My wife and I are on Baby Step 3 of your plan. We’re also saving up to buy a car with cash. We’re about $3,000 away from our goal, but now my wife wants to go ahead and finance the rest. She has started wondering what the difference is in borrowing to buy a car and borrowing to buy a house.

Lex


Dear Lex,

This is a good question. It sounds like you guys have made good progress, but now one of you is running out of steam. That’s okay. Getting out of debt and staying out of debt can be a tough road.

For one thing, cars go down in value. The second thing is I don’t like debt of any kind. I don’t really like borrowing for a house even, but I tolerate it as long as you use a 15-year, fixed-rate mortgage with payments that are no more than a fourth of your take-home pay. I mean, it’s a much larger purchase. You can get a great car for $15,000 to $20,000 dollars. Depending on where you live, a good home can cost you 10 times that or more.

Still, the best way to build wealth and have a high-quality financial life is to not be in debt.
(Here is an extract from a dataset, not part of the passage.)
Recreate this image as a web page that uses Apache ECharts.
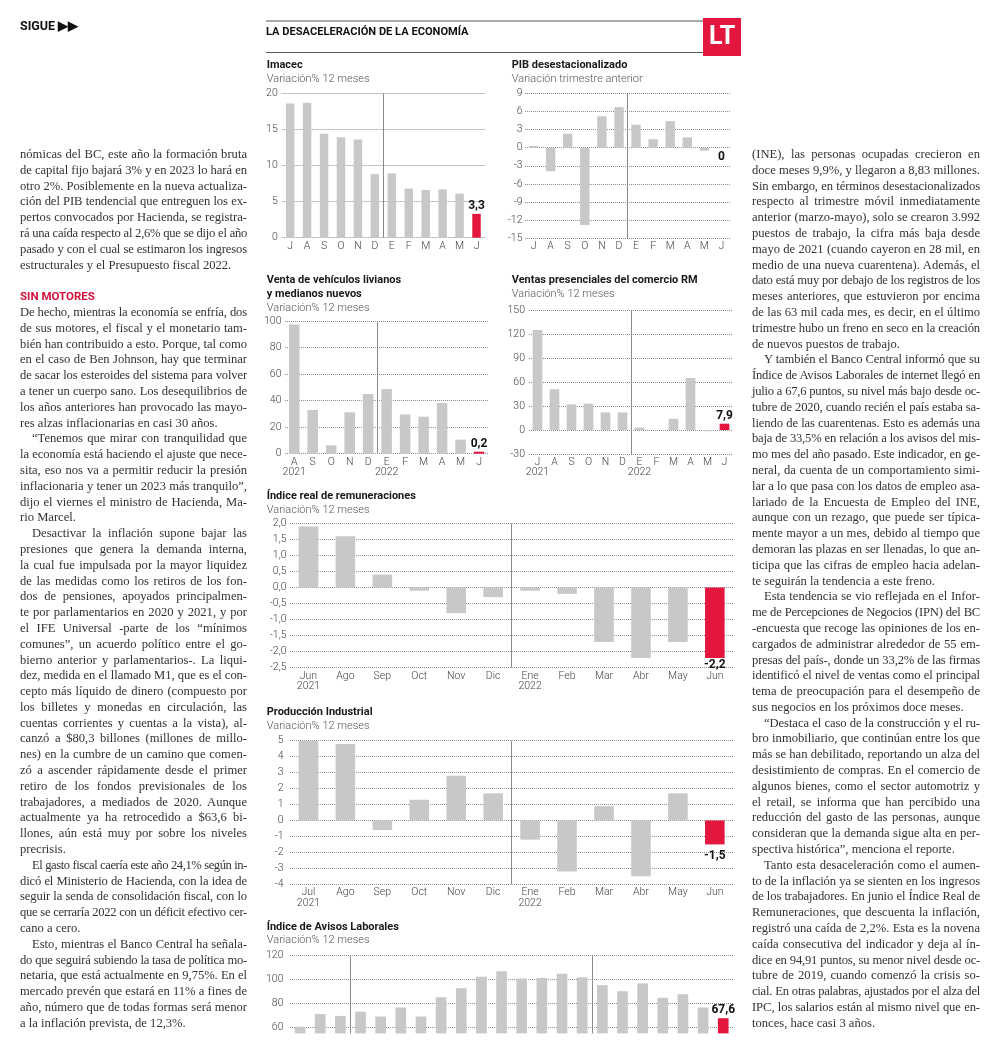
<!DOCTYPE html>
<html><head><meta charset="utf-8">
<script src="https://cdn.jsdelivr.net/npm/echarts@6/dist/echarts.min.js"></script>
<style>
html,body{margin:0;padding:0;background:#fff;}
body{width:1000px;height:1052px;position:relative;overflow:hidden;}
#chart{position:absolute;left:0;top:0;width:1000px;height:1052px;}
.col{position:absolute;font-family:"Liberation Serif","DejaVu Serif",serif;font-size:12.6px;color:#333;z-index:2;}
.l{white-space:nowrap;text-align:justify;text-align-last:justify;height:15.8px;line-height:15.8px;}
.col.measure .l{text-align:left;text-align-last:left;}
.l.e{text-align-last:left;}
.l.i{text-indent:12px;}
.l.sec{font-family:Roboto,"Open Sans",sans-serif;font-weight:bold;color:#d3123c;font-size:11.5px;text-align-last:left;}
#sigue{position:absolute;left:20px;top:18px;font-family:Roboto,"Open Sans",sans-serif;font-weight:bold;font-size:12.5px;color:#111;z-index:2;}
</style></head>
<body>
<div id="chart"></div>
<div id="sigue">SIGUE ▶▶</div>
<div class="col" id="colL" style="left:20px;top:147px;width:227px"></div>
<div class="col" id="colR" style="left:752px;top:147px;width:228px"></div>
<script>
// ---------- DATA ----------
const imacecCats = ['J','A','S','O','N','D','E','F','M','A','M','J'];
const imacecVals = [18.6,18.7,14.4,13.9,13.6,8.8,8.9,6.8,6.6,6.7,6.1,3.3];

const pibCats = ['J','A','S','O','N','D','E','F','M','A','M','J'];
const pibVals = [0.3,-3.9,2.3,-12.8,5.2,6.7,3.8,1.4,4.4,1.7,-0.5,0];

const vehCats = ['A\n2021','S','O','N','D','E\n2022','F','M','A','M','J'];
const vehVals = [97.4,33,6.3,31.2,45,48.7,29.6,27.9,38.2,10.6,0.2];

const ventasCats = ['J\n2021','A','S','O','N','D','E\n2022','F','M','A','M','J'];
const ventasVals = [125,51,32,33,22,22,3,0,14,65,-1.5,7.9];

const remunCats = ['Jun\n2021','Ago','Sep','Oct','Nov','Dic','Ene\n2022','Feb','Mar','Abr','May','Jun'];
const remunVals = [1.9,1.6,0.4,-0.1,-0.8,-0.3,-0.1,-0.2,-1.7,-2.2,-1.7,-2.2];

const prodCats = ['Jul\n2021','Ago','Sep','Oct','Nov','Dic','Ene\n2022','Feb','Mar','Abr','May','Jun'];
const prodVals = [5.0,4.8,-0.6,1.3,2.8,1.7,-1.2,-3.2,0.9,-3.5,1.7,-1.5];

const avisosCats = ['Oct','Nov','Dic','Ene','Feb','Mar','Abr','May','Jun','Jul','Ago','Sep','Oct','Nov','Dic','Ene','Feb','Mar','Abr','May','Jun','Jul'];
const avisosVals = [60.5,71,69.5,73,69,76.5,69,85,92.5,102,106.5,100.5,101,104.5,101.5,95,90,96.5,84.5,87.5,76.5,67.6];
const avisosTicks = [60,80,100,120];

// ---------- TEXT ----------
const leftLines = [
'nómicas del BC, este año la formación bruta',
'de capital fijo bajará 3% y en 2023 lo hará en',
'otro 2%. Posiblemente en la nueva actualiza-',
'ción del PIB tendencial que entreguen los ex-',
'pertos convocados por Hacienda, se registra-',
'rá una caída respecto al 2,6% que se dijo el año',
'pasado y con el cual se estimaron los ingresos',
'estructurales y el Presupuesto fiscal 2022.|',
'',
'#SIN MOTORES',
'De hecho, mientras la economía se enfría, dos',
'de sus motores, el fiscal y el monetario tam-',
'bién han contribuido a esto. Porque, tal como',
'en el caso de Ben Johnson, hay que terminar',
'de sacar los esteroides del sistema para volver',
'a tener un cuerpo sano. Los desequilibrios de',
'los años anteriores han provocado las mayo-',
'res alzas inflacionarias en casi 30 años.|',
'>“Tenemos que mirar con tranquilidad que',
'la economía está haciendo el ajuste que nece-',
'sita, eso nos va a permitir reducir la presión',
'inflacionaria y tener un 2023 más tranquilo”,',
'dijo el viernes el ministro de Hacienda, Ma-',
'rio Marcel.|',
'>Desactivar la inflación supone bajar las',
'presiones que genera la demanda interna,',
'la cual fue impulsada por la mayor liquidez',
'de las medidas como los retiros de los fon-',
'dos de pensiones, apoyados principalmen-',
'te por parlamentarios en 2020 y 2021, y por',
'el IFE Universal -parte de los “mínimos',
'comunes”, un acuerdo político entre el go-',
'bierno anterior y parlamentarios-. La liqui-',
'dez, medida en el llamado M1, que es el con-',
'cepto más líquido de dinero (compuesto por',
'los billetes y monedas en circulación, las',
'cuentas corrientes y cuentas a la vista), al-',
'canzó a $80,3 billones (millones de millo-',
'nes) en la cumbre de un camino que comen-',
'zó a ascender rápidamente desde el primer',
'retiro de los fondos previsionales de los',
'trabajadores, a mediados de 2020. Aunque',
'actualmente ya ha retrocedido a $63,6 bi-',
'llones, aún está muy por sobre los niveles',
'precrisis.|',
'>El gasto fiscal caería este año 24,1% según in-',
'dicó el Ministerio de Hacienda, con la idea de',
'seguir la senda de consolidación fiscal, con lo',
'que se cerraría 2022 con un déficit efectivo cer-',
'cano a cero.|',
'>Esto, mientras el Banco Central ha señala-',
'do que seguirá subiendo la tasa de política mo-',
'netaria, que está actualmente en 9,75%. En el',
'mercado prevén que estará en 11% a fines de',
'año, número que de todas formas será menor',
'a la inflación prevista, de 12,3%.|'
];
const rightLines = [
'(INE), las personas ocupadas crecieron en',
'doce meses 9,9%, y llegaron a 8,83 millones.',
'Sin embargo, en términos desestacionalizados',
'respecto al trimestre móvil inmediatamente',
'anterior (marzo-mayo), solo se crearon 3.992',
'puestos de trabajo, la cifra más baja desde',
'mayo de 2021 (cuando cayeron en 28 mil, en',
'medio de una nueva cuarentena). Además, el',
'dato está muy por debajo de los registros de los',
'meses anteriores, que estuvieron por encima',
'de las 63 mil cada mes, es decir, en el último',
'trimestre hubo un freno en seco en la creación',
'de nuevos puestos de trabajo.|',
'>Y también el Banco Central informó que su',
'Índice de Avisos Laborales de internet llegó en',
'julio a 67,6 puntos, su nivel más bajo desde oc-',
'tubre de 2020, cuando recién el país estaba sa-',
'liendo de las cuarentenas. Esto es además una',
'baja de 33,5% en relación a los avisos del mis-',
'mo mes del año pasado. Este indicador, en ge-',
'neral, da cuenta de un comportamiento simi-',
'lar a lo que pasa con los datos de empleo asa-',
'lariado de la Encuesta de Empleo del INE,',
'aunque con un rezago, que puede ser típica-',
'mente mayor a un mes, debido al tiempo que',
'demoran las plazas en ser llenadas, lo que an-',
'ticipa que las cifras de empleo hacia adelan-',
'te seguirán la tendencia a este freno.|',
'>Esta tendencia se vio reflejada en el Infor-',
'me de Percepciones de Negocios (IPN) del BC',
'-encuesta que recoge las opiniones de los en-',
'cargados de administrar alrededor de 55 em-',
'presas del país-, donde un 33,2% de las firmas',
'identificó el nivel de ventas como el principal',
'tema de preocupación para el desempeño de',
'sus negocios en los próximos doce meses.|',
'>“Destaca el caso de la construcción y el ru-',
'bro inmobiliario, que continúan entre los que',
'más se han debilitado, reportando un alza del',
'desistimiento de compras. En el comercio de',
'algunos bienes, como el sector automotriz y',
'el retail, se informa que han percibido una',
'reducción del gasto de las personas, aunque',
'consideran que la demanda sigue alta en per-',
'spectiva histórica”, menciona el reporte.|',
'>Tanto esta desaceleración como el aumen-',
'to de la inflación ya se sienten en los ingresos',
'de los trabajadores. En junio el Índice Real de',
'Remuneraciones, que descuenta la inflación,',
'registró una caída de 2,2%. Esta es la novena',
'caída consecutiva del indicador y deja al ín-',
'dice en 94,91 puntos, su menor nivel desde oc-',
'tubre de 2019, cuando comenzó la crisis so-',
'cial. En otras palabras, ajustados por el alza del',
'IPC, los salarios están al mismo nivel que en-',
'tonces, hace casi 3 años.|'
];

function buildCol(id, lines){
  const col = document.getElementById(id);
  lines.forEach(t => {
    const d = document.createElement('div');
    d.className = 'l';
    if (t.startsWith('#')) { d.classList.add('sec'); t = t.slice(1); }
    if (t.startsWith('>')) { d.classList.add('i'); t = t.slice(1); }
    if (t.endsWith('|')) { d.classList.add('e'); t = t.slice(0,-1); }
    const s = document.createElement('span');
    s.textContent = t || '\u00a0';
    d.appendChild(s);
    col.appendChild(d);
  });
  col.classList.add('measure');
  const W = col.clientWidth;
  col.querySelectorAll('.l').forEach(d => {
    const s = d.firstElementChild;
    const w = s.getBoundingClientRect().width;
    const avail = W - (d.classList.contains('i') ? 12 : 0);
    if (w > avail) {
      const n = s.textContent.length;
      s.style.letterSpacing = ((avail - w) / n - 0.03) + 'px';
    }
  });
  col.classList.remove('measure');
}
buildCol('colL', leftLines);
buildCol('colR', rightLines);

// ---------- CHARTS ----------
const RED = '#e3173e', GREY = '#c8c8ca';
const TF = 'Roboto, "Open Sans", sans-serif';
const LF = 'Roboto, "Open Sans", sans-serif';
const fmt = v => String(v).replace('.', ',');

const layout = [
  {title:'Imacec', tl:266.7, tt:58, left:281.7, top:93.3, width:203.3, height:144.4,
   cats:imacecCats, vals:imacecVals, min:0, max:20, interval:5, divs:[0,6], bw:'50%', lp:'top', ld:2, ym:4},
  {title:'PIB desestacionalizado', sub:'Variación trimestre anterior', tl:511.7, tt:58, left:525, top:93.3, width:205, height:145,
   cats:pibCats, vals:pibVals, min:-15, max:9, interval:3, divs:[0,6], bw:'55%', lp:'bottom', ld:3, ym:2.5},
  {title:'Venta de vehículos livianos\ny medianos nuevos', tl:266.7, tt:273, left:285, top:321, width:203.3, height:132.7,
   cats:vehCats, vals:vehVals, min:0, max:100, interval:20, divs:[0,5], bw:'57%', lp:'top', ld:2, ym:3.5, minH:2},
  {title:'Ventas presenciales del comercio RM', tl:511.7, tt:273, left:529, top:310, width:204, height:144,
   cats:ventasCats, vals:ventasVals, min:-30, max:150, interval:30, divs:[0,6], bw:'57%', lp:'top', ld:2, ym:4},
  {title:'Índice real de remuneraciones', tl:266.7, tt:489, left:290, top:523.3, width:443.3, height:144.4,
   cats:remunCats, vals:remunVals, min:-2.5, max:2, interval:0.5, divs:[0,6], bw:'53%', lp:'bottom', ld:1, ym:3.5,
   yfmt: v => v.toFixed(1).replace('.', ',')},
  {title:'Producción Industrial', tl:266.7, tt:705.3, left:290, top:740.7, width:443.3, height:143.6,
   cats:prodCats, vals:prodVals, min:-4, max:5, interval:1, divs:[0,6], bw:'53%', lp:'bottom', ld:6, ym:6.5},
  {title:'Índice de Avisos Laborales', tl:266.7, tt:919.7, left:290, top:955, width:443.3, height:78.4,
   cats:avisosCats, vals:avisosVals, min:55, max:120, interval:5, divs:[0,3,15], bw:'53%', lp:'top', ld:2, ym:6.5,
   yfmt: v => (avisosTicks.indexOf(v) >= 0 ? String(v) : ''), noSplit:true, marks:avisosTicks, noX:true}
];

const option = {
  animation:false,
  textStyle:{fontFamily:LF},
  title:[{text:'LA DESACELERACIÓN DE LA ECONOMÍA', left:266, top:27, padding:0,
          textStyle:{fontFamily:TF, fontWeight:'bold', fontSize:11.1, color:'#111'}}],
  grid:[], xAxis:[], yAxis:[], series:[],
  graphic:[
    {type:'line', shape:{x1:266, y1:21, x2:703, y2:21}, style:{stroke:'#555', lineWidth:1}},
    {type:'line', shape:{x1:266, y1:52.5, x2:703, y2:52.5}, style:{stroke:'#555', lineWidth:1}},
    {type:'rect', shape:{x:703, y:18, width:38, height:38}, style:{fill:RED}},
    {type:'text', x:722, y:38, style:{text:'LT', fill:'#fff', font:'bold 25px Roboto, sans-serif', align:'center', verticalAlign:'middle'}}
  ]
};

layout.forEach((c, i) => {
  option.title.push({
    text:c.title, subtext:c.sub || 'Variación% 12 meses', left:c.tl, top:c.tt, padding:0, itemGap:0,
    textStyle:{fontFamily:TF, fontWeight:'bold', fontSize:11, color:'#1a1a1a', lineHeight:14.3},
    subtextStyle:{fontFamily:LF, fontWeight:300, fontSize:11, color:'#555', lineHeight:13}
  });
  option.grid.push({left:c.left, top:c.top, width:c.width, height:c.height, containLabel:false});
  option.xAxis.push({
    type:'category', gridIndex:i, data:c.cats,
    axisLine:{show:false, onZero:false}, axisTick:{show:false},
    axisLabel:{show:!c.noX, interval:0, margin:3, fontSize:10.5, fontWeight:300, color:'#444', lineHeight:10.5, fontFamily:LF},
    splitLine:{show:true, showMinLine:false, showMaxLine:false,
               interval:(idx) => c.divs.indexOf(idx) >= 0, lineStyle:{color:'#8a8a8a', width:1, type:'solid'}}
  });
  option.yAxis.push({
    type:'value', gridIndex:i, min:c.min, max:c.max, interval:c.interval,
    axisLine:{show:false}, axisTick:{show:false},
    axisLabel:{margin:c.ym, fontSize:10.5, fontWeight:300, color:'#444', fontFamily:LF,
               formatter: c.yfmt || (v => String(v))},
    splitLine:{show:!c.noSplit, lineStyle:{type:'dotted', color:'#8c8c8c', width:1}}
  });
  const last = c.vals.length - 1;
  const s = {
    type:'bar', xAxisIndex:i, yAxisIndex:i, barWidth:c.bw, barMinHeight:c.minH || 0, silent:true,
    itemStyle:{color:GREY}, z:3,
    data:c.vals.map((v, j) => j === last ? {
      value:v, itemStyle:{color:RED},
      label:{show:true, position:c.lp, distance:c.ld, formatter:fmt(v), color:'#111',
             fontWeight:'bold', fontSize:12, fontFamily:LF}
    } : v)
  };
  if (c.marks) {
    s.markLine = {silent:true, symbol:'none', z:1, label:{show:false},
      lineStyle:{type:'dotted', color:'#8c8c8c', width:1},
      data:c.marks.map(v => ({yAxis:v}))};
  }
  option.series.push(s);
});

const chart = echarts.init(document.getElementById('chart'), null, {renderer:'canvas'});
chart.setOption(option);
</script>
</body></html>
You’re never going to win with money in the long term if you can’t learn to delay pleasure. That’s the bottom line. Personal finance is about controlling the person you see when you look in the mirror.

Every one of us has that little four-year-old kid inside, a little kid whose name is Immaturity, and he or she wants what they want right now. What your wife is asking is a normal request, but it’s also a sign that we all have to address that little kid that’s inside us once in a while — and tell that kid no!